At the ginormous Glastonbury music fest, it's all about dancing and other such kinetics. Vodafone supplies shorts that turn movement into power, and sleeping bags that do the same with body heat.
Who wears short-shorts...with gadget-charging capabilities? Attendees to the U.K.'s Isle of Wight music fest, that's who.
At the outdoor festival in Glastonbury, England, this weekend, mobile carrier Vodafone will try on its new Power Shorts, which harvest movement to boost the battery life of mobile devices. Need more power out there in the open field? Start dancing!
The shorts -- created with help from scientists at the University of Southampton -- incorporate a Power Pocket that contains foam-like ferroelectret materials with pockets of permanently charged surfaces. When the material gets squashed or deformed through movement, kinetic energy gets produced. Vodafone says a full day's walking and dancing will charge a smartphone for more than four hours (not much, but way more than campers can expect from those hawthorn-tree outlets).
We've spotted other kinetic methods of charging gadgets, of course, including a "piezoelectric" rubber material out of Princeton and Caltech that produces electricity when flexed and could one day find its way into shoes that power mobile devices as the user walks or runs. These shorts, however, mark the first pair of power-producing daisy dukes we've seen.
Fortunately for those who prefer exertion-free charging, the Power Pocket's also making a Wight appearance in Vodafone's Recharge Sleeping Bag, which harvests body heat via the "Seebeck effect," a process that produces a voltage from the temperature differences across a thermoelectric module.
In this case, such modules are printed on the fabric of the sleeping bag, which supposedly can transform an 8-hour snooze into 11 hours of smartphone battery life.

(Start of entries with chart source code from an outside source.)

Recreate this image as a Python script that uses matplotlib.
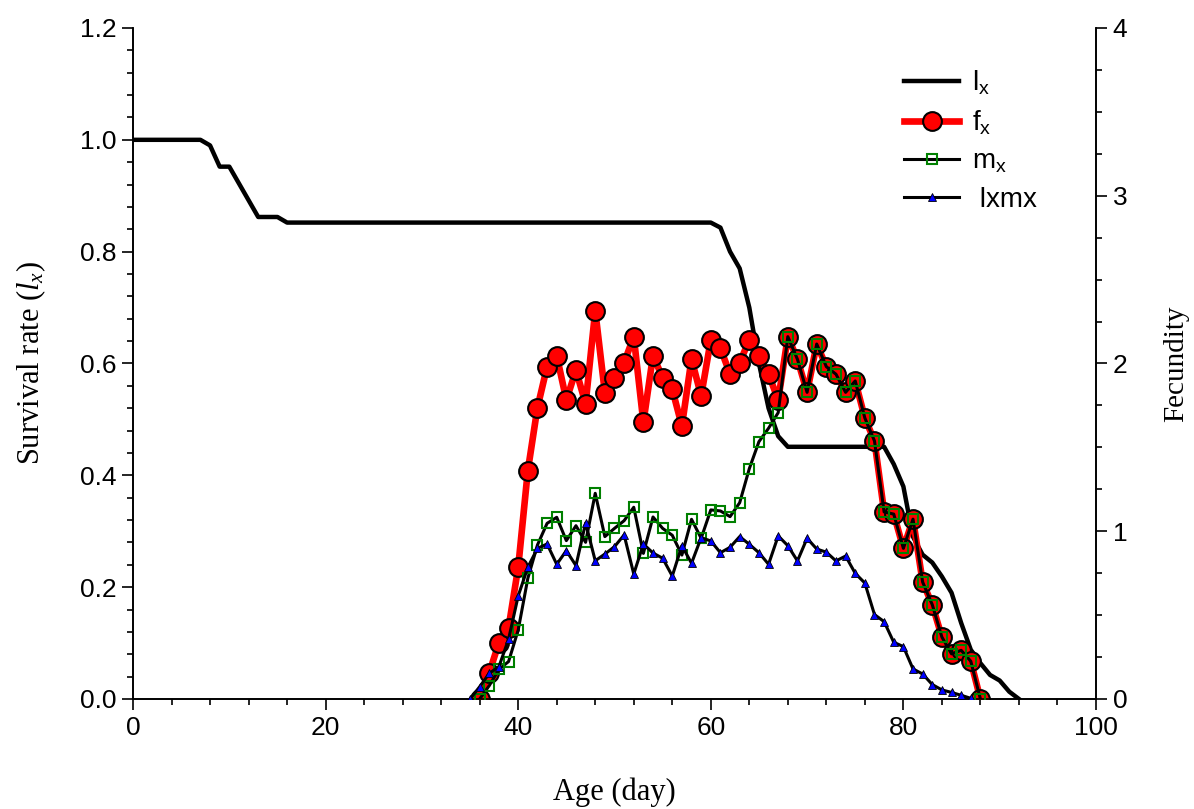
import numpy as np
import matplotlib
matplotlib.use("Agg")
import matplotlib.pyplot as plt
from matplotlib.ticker import MultipleLocator, FormatStrFormatter

plt.rcParams['font.family'] = 'Liberation Sans'
plt.rcParams['mathtext.fontset'] = 'custom'
plt.rcParams['mathtext.it'] = 'Liberation Serif:italic'
plt.rcParams['mathtext.rm'] = 'Liberation Sans'
plt.rcParams['mathtext.default'] = 'regular'

# survival rate lx, day 0..92
lx_days = list(range(0, 93))
lx = [1.0, 1.0, 1.0, 1.0, 1.0, 1.0, 1.0, 1.0, 0.99, 0.952,
      0.952, 0.922, 0.892, 0.862, 0.862, 0.862, 0.852, 0.852, 0.852, 0.852,
      0.852, 0.852, 0.852, 0.852, 0.852, 0.852, 0.852, 0.852, 0.852, 0.852,
      0.852, 0.852, 0.852, 0.852, 0.852, 0.852, 0.852, 0.852, 0.852, 0.852,
      0.852, 0.852, 0.852, 0.852, 0.852, 0.852, 0.852, 0.852, 0.852, 0.852,
      0.852, 0.852, 0.852, 0.852, 0.852, 0.852, 0.852, 0.852, 0.852, 0.852,
      0.852, 0.843, 0.80, 0.77, 0.70, 0.60, 0.52, 0.47, 0.451, 0.451,
      0.451, 0.451, 0.451, 0.451, 0.451, 0.451, 0.451, 0.451, 0.451, 0.42,
      0.38, 0.29, 0.258, 0.244, 0.219, 0.19, 0.136, 0.088, 0.064, 0.043,
      0.033, 0.013, 0.0]

# female fecundity fx, day 36..88
fx_days = list(range(36, 89))
fx = [0.0, 0.157, 0.336, 0.425, 0.785, 1.361, 1.737, 1.981, 2.047, 1.782,
      1.961, 1.759, 2.315, 1.826, 1.915, 2.005, 2.160, 1.649, 2.047, 1.915,
      1.846, 1.627, 2.027, 1.806, 2.140, 2.091, 1.937, 2.005, 2.140, 2.045,
      1.937, 1.782, 2.160, 2.025, 1.828, 2.116, 1.981, 1.936, 1.828, 1.896,
      1.675, 1.538, 1.115, 1.102, 0.898, 1.072, 0.697, 0.562, 0.369, 0.269,
      0.290, 0.225, 0.0]

# mx, day 36..88
mx_days = list(range(36, 89))
mx = [0.0, 0.080, 0.177, 0.223, 0.411, 0.719, 0.918, 1.047, 1.083, 0.944,
      1.033, 0.934, 1.226, 0.968, 1.017, 1.063, 1.143, 0.868, 1.085, 1.017,
      0.976, 0.858, 1.071, 0.958, 1.127, 1.121, 1.087, 1.170, 1.373, 1.534,
      1.614, 1.707, 2.160, 2.025, 1.828, 2.116, 1.981, 1.936, 1.828, 1.896,
      1.675, 1.538, 1.115, 1.102, 0.898, 1.072, 0.697, 0.562, 0.369, 0.269,
      0.290, 0.225, 0.0]

# lxmx, day 35..87
lxmx_days = list(range(35, 88))
lxmx = [0.0, 0.073, 0.153, 0.193, 0.356, 0.614, 0.785, 0.898, 0.924, 0.803,
        0.884, 0.795, 1.049, 0.824, 0.864, 0.908, 0.978, 0.745, 0.924, 0.870,
        0.839, 0.733, 0.914, 0.809, 0.962, 0.942, 0.872, 0.904, 0.968, 0.922,
        0.872, 0.803, 0.972, 0.914, 0.823, 0.958, 0.894, 0.875, 0.823, 0.852,
        0.749, 0.691, 0.503, 0.461, 0.338, 0.312, 0.179, 0.149, 0.086, 0.054,
        0.039, 0.022, 0.004]

fig = plt.figure(figsize=(11.94, 8.09), dpi=100)
ax1 = fig.add_axes([0.1114, 0.136, 0.8065, 0.8294])
ax2 = ax1.twinx()

l1, = ax1.plot(lx_days, lx, color='black', lw=3.2, label='l$_x$', zorder=3)
l2, = ax2.plot(fx_days, fx, color='red', lw=4.8, marker='o', ms=13.5,
               mfc='red', mec='black', mew=1.5, label='f$_x$', zorder=2)
l3, = ax2.plot(mx_days, mx, color='black', lw=2.2, marker='s', ms=6.5,
               mfc='none', mec='green', mew=1.5, label='m$_x$', zorder=3)
l4, = ax2.plot(lxmx_days, lxmx, color='black', lw=2.2, marker='^', ms=6,
               mfc='blue', mec='black', mew=0.6, label=' lxmx', zorder=4)

ax1.set_xlim(0, 100)
ax1.set_ylim(0, 1.2)
ax2.set_ylim(0, 4)

ax1.xaxis.set_major_locator(MultipleLocator(20))
ax1.xaxis.set_minor_locator(MultipleLocator(4))
ax1.yaxis.set_major_locator(MultipleLocator(0.2))
ax1.yaxis.set_minor_locator(MultipleLocator(0.04))
ax1.yaxis.set_major_formatter(FormatStrFormatter('%.1f'))
ax2.yaxis.set_major_locator(MultipleLocator(1))
ax2.yaxis.set_minor_locator(MultipleLocator(0.25))

for ax in (ax1, ax2):
    ax.spines['top'].set_visible(False)
    for s in ax.spines.values():
        s.set_linewidth(1.2)
    ax.tick_params(which='major', direction='out', length=8, width=1.2,
                   labelsize=19, pad=4)
    ax.tick_params(which='minor', direction='out', length=4.5, width=1.2)

ax1.set_xlabel('Age (day)', family='Liberation Serif', fontsize=22, labelpad=27)
ax1.set_ylabel('Survival rate ($\\mathit{l_x}$)', family='Liberation Serif',
               fontsize=22, labelpad=23)
ax2.set_ylabel('Fecundity', family='Liberation Serif', fontsize=21, labelpad=26)

leg = ax2.legend(handles=[l1, l2, l3, l4], loc='upper left',
                 bbox_to_anchor=(0.775, 0.977), frameon=False, fontsize=20,
                 handlelength=1.97, labelspacing=0.42, handletextpad=0.45)

fig.savefig('out.png', dpi=100)
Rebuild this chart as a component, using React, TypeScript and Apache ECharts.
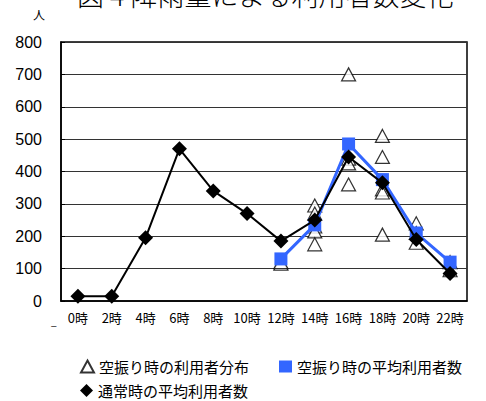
import React, { useEffect, useRef } from "react";
import * as echarts from "echarts";

// Hour categories along the x axis
const hours = ["0時", "2時", "4時", "6時", "8時", "10時", "12時", "14時", "16時", "18時", "20時", "22時"];

// Average riders on a normal day
const normalAvg = [15, 15, 195, 470, 340, 270, 185, 250, 445, 365, 190, 85];

// Average riders when the forecast rain did not come (only from 12時)
const rainAvg: (number | null)[] = [null, null, null, null, null, null, 130, 235, 485, 375, 210, 120];

// Individual observations on those days, per hour
const rainSamples: Record<string, number[]> = {
  "12時": [115, 120],
  "14時": [295, 270, 230, 215, 175],
  "16時": [700, 440, 425, 360],
  "18時": [510, 445, 345, 335, 205],
  "20時": [240, 210, 180],
  "22時": [120, 95],
};

const yTicks = { min: 0, max: 800, interval: 100 };

const SERIES_DIST = "空振り時の利用者分布";
const SERIES_RAIN = "空振り時の平均利用者数";
const SERIES_NORMAL = "通常時の平均利用者数";

const JP = "'Noto Sans CJK JP', sans-serif";

export default function App() {
  const ref = useRef<HTMLDivElement>(null);

  useEffect(() => {
    if (!ref.current) return;
    const chart = echarts.init(ref.current, null, { renderer: "svg" });

    const scatterData: [number, number][] = [];
    Object.keys(rainSamples).forEach((h) => {
      const idx = hours.indexOf(h);
      rainSamples[h].forEach((v) => scatterData.push([idx, v]));
    });

    chart.setOption({
      animation: false,
      backgroundColor: "#fff",
      title: {
        text: "図 4 降雨量による利用者数変化",
        left: 72,
        top: -24,
        textStyle: { fontFamily: JP, fontSize: 27, fontWeight: 300, color: "#000" },
      },
      graphic: [
        {
          type: "text",
          left: 33,
          top: 8,
          style: { text: "人", fontFamily: JP, fontSize: 12, fill: "#000" },
        },
        {
          type: "text",
          left: 51,
          top: 315,
          style: { text: "_", fontFamily: JP, fontSize: 10, fill: "#000" },
        },
      ],
      legend: [
        {
          left: 80,
          top: 359,
          padding: 0,
          itemWidth: 13,
          itemHeight: 12,
          itemGap: 30,
          textStyle: { fontFamily: JP, fontSize: 15, color: "#000" },
          data: [
            { name: SERIES_DIST, icon: "triangle" },
            { name: SERIES_RAIN, icon: "rect" },
          ],
        },
        {
          left: 80,
          top: 383,
          padding: 0,
          itemWidth: 13,
          itemHeight: 13,
          textStyle: { fontFamily: JP, fontSize: 15, color: "#000" },
          data: [{ name: SERIES_NORMAL, icon: "diamond" }],
        },
      ],
      grid: {
        left: 61,
        right: 19,
        top: 42,
        bottom: 100,
        show: true,
        borderColor: "#000",
        borderWidth: 1.5,
      },
      xAxis: {
        type: "category",
        data: hours,
        boundaryGap: true,
        axisLine: { lineStyle: { color: "#000", width: 1.5 } },
        axisTick: { inside: true, length: 5, lineStyle: { color: "#000" } },
        axisLabel: {
          color: "#000",
          fontFamily: JP,
          fontSize: 13,
          margin: 10,
          interval: 0,
        },
      },
      yAxis: {
        type: "value",
        min: yTicks.min,
        max: yTicks.max,
        interval: yTicks.interval,
        axisLine: { show: true, lineStyle: { color: "#000", width: 1.5 } },
        axisTick: { show: true, inside: true, length: 4, lineStyle: { color: "#000" } },
        axisLabel: {
          color: "#000",
          fontFamily: "'Liberation Sans', Arial, sans-serif",
          fontSize: 16,
          margin: 19,
        },
        splitLine: { show: true, lineStyle: { color: "#333", width: 1 } },
      },
      series: [
        {
          name: SERIES_DIST,
          type: "scatter",
          data: scatterData,
          symbol: "triangle",
          symbolSize: [14, 13],
          itemStyle: { color: "#fff", borderColor: "#000", borderWidth: 1.2 },
          z: 1,
        },
        {
          name: SERIES_RAIN,
          type: "line",
          data: rainAvg,
          symbol: "rect",
          symbolSize: 13,
          showSymbol: true,
          lineStyle: { color: "#3366ff", width: 3 },
          itemStyle: { color: "#3366ff" },
          z: 2,
        },
        {
          name: SERIES_NORMAL,
          type: "line",
          data: normalAvg,
          symbol: "diamond",
          symbolSize: 15,
          lineStyle: { color: "#000", width: 2 },
          itemStyle: { color: "#000" },
          z: 3,
        },
      ],
    });

    return () => chart.dispose();
  }, []);

  return (
    <div
      ref={ref}
      style={{ position: "fixed", left: 0, top: 0, width: 486, height: 401 }}
    />
  );
}
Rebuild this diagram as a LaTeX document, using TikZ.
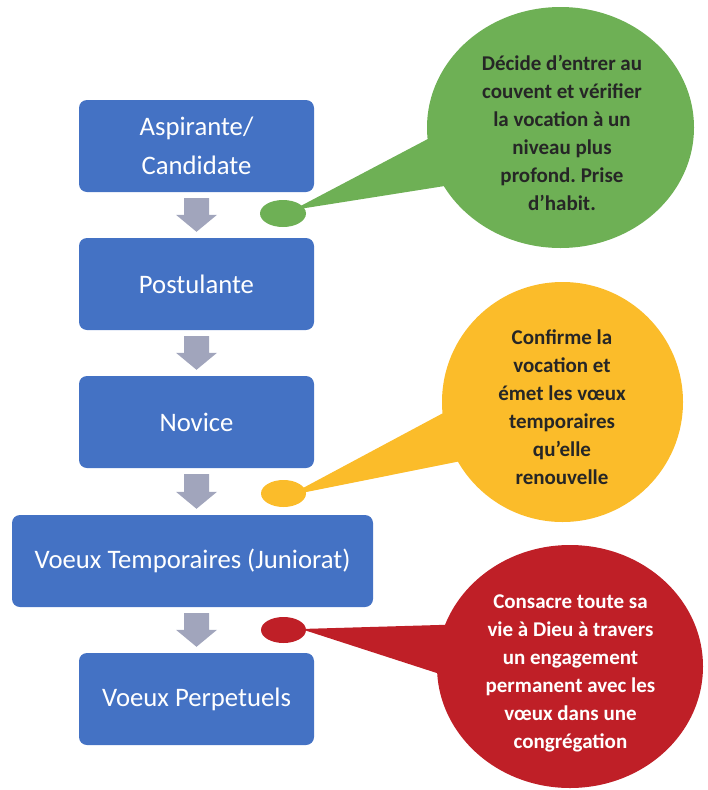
\documentclass[tikz,border=0pt]{standalone}
\usepackage{fontspec}
\setmainfont{Carlito}
\usetikzlibrary{shapes.geometric,calc}
\definecolor{boxblue}{RGB}{68,114,196}
\definecolor{arrowgrey}{RGB}{161,165,188}
\definecolor{cgreen}{RGB}{110,176,85}
\definecolor{corange}{RGB}{251,188,42}
\definecolor{cred}{RGB}{191,31,39}
\definecolor{ctext}{RGB}{38,38,38}
\frenchspacing
\begin{document}
\begin{tikzpicture}[x=1pt,y=-1pt,
  stage/.style={fill=boxblue, rounded corners=8pt, text=white, align=center,
    minimum height=92pt, inner sep=0pt, font=\fontsize{26.7}{39}\selectfont},
  bubble/.style={ellipse, inner sep=0pt},
  dot/.style={ellipse, inner sep=0pt, minimum width=45pt, minimum height=27pt},
  bubbletext/.style={align=center, inner sep=0pt,
    font=\fontsize{21}{28}\selectfont\bfseries},
  flowarrow/.style={fill=arrowgrey}
  ]
\useasboundingbox (0,0) rectangle (707,790);

% stages
\node[stage, minimum width=235pt] (b1) at (196.5,146) {Aspirante/\\Candidate};
\node[stage, minimum width=235pt] (b2) at (196.5,284) {Postulante};
\node[stage, minimum width=235pt] (b3) at (196.5,422) {Novice};
\node[stage, minimum width=361pt] (b4) at (192.5,561) {Voeux Temporaires (Juniorat)};
\node[stage, minimum width=235pt] (b5) at (196.5,699) {Voeux Perpetuels};

% block arrows
\foreach \u/\l in {b1/b2,b2/b3,b3/b4,b4/b5}{
  \fill[flowarrow]
    ($(\u.south -| b1.center)+(-12.5,6)$) --
    ($(\u.south -| b1.center)+(12.5,6)$) --
    ($(\l.north -| b1.center)+(12.5,-23)$) --
    ($(\l.north -| b1.center)+(20.5,-23)$) --
    ($(\l.north -| b1.center)+(0,-6)$) --
    ($(\l.north -| b1.center)+(-20.5,-23)$) --
    ($(\l.north -| b1.center)+(-12.5,-23)$) -- cycle;
}

% small dots
\node[dot, fill=cgreen, minimum width=46pt] (s1) at (283,213.5) {};
\node[dot, fill=corange] (s2) at (283.5,493.5) {};
\node[dot, fill=cred, minimum height=26pt] (s3) at (283.5,630) {};

% tails
\coordinate (g0) at (293,210);
\coordinate (gA) at (470,116.8);
\coordinate (gB) at (470,182);
\fill[cgreen] (g0) -- (gA) -- (gB) -- cycle;
\coordinate (o0) at (289,495.5);
\coordinate (oA) at (470,398.7);
\coordinate (oB) at (470,459.2);
\fill[corange] (o0) -- (oA) -- (oB) -- cycle;
\coordinate (r0) at (301,629);
\coordinate (rA) at (480,623.8);
\coordinate (rB) at (480,687);
\fill[cred] (r0) -- (rA) -- (rB) -- cycle;

% bubbles
\node[bubble, fill=cgreen, minimum width=267pt, minimum height=241pt] (c1) at (560.5,127.5) {};
\node[bubble, fill=corange, minimum width=241pt, minimum height=240pt] (c2) at (562.5,402) {};
\node[bubble, fill=cred, minimum width=266pt, minimum height=243pt] (c3) at (570,666.5) {};

\node[bubbletext, text=ctext] (t1) at (562,133) {Décide d’entrer au\\couvent et vérifier\\la vocation à un\\niveau plus\\profond. Prise\\d’habit.};
\node[bubbletext, text=ctext] (t2) at (562,407) {Confirme la\\vocation et\\émet les vœux\\temporaires\\qu’elle\\renouvelle};
\node[bubbletext, text=white] (t3) at (570.5,673) {Consacre toute sa\\vie à Dieu à travers\\un engagement\\permanent avec les\\vœux dans une\\congrégation};
\end{tikzpicture}
\end{document}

"One side of that is cold and the other is hot, and when you get a flow of heat through it you can create a voltage and a current," said Stephen Beeby, a professor of electronic systems at the University of Southampton who worked on the innovations. "Voltage and current together equals electrical power."
That's fine for those in tents, but given that rain threatens to turn this year's giant music festival into a giant muddy music festival, attendees might want to consider charging their gear with the Vodafone Booster Brolly that debuted at Isle of Wight last year. The prototype parasol keeps your phone charged and your head dry no matter what the crazy British climate throws your way.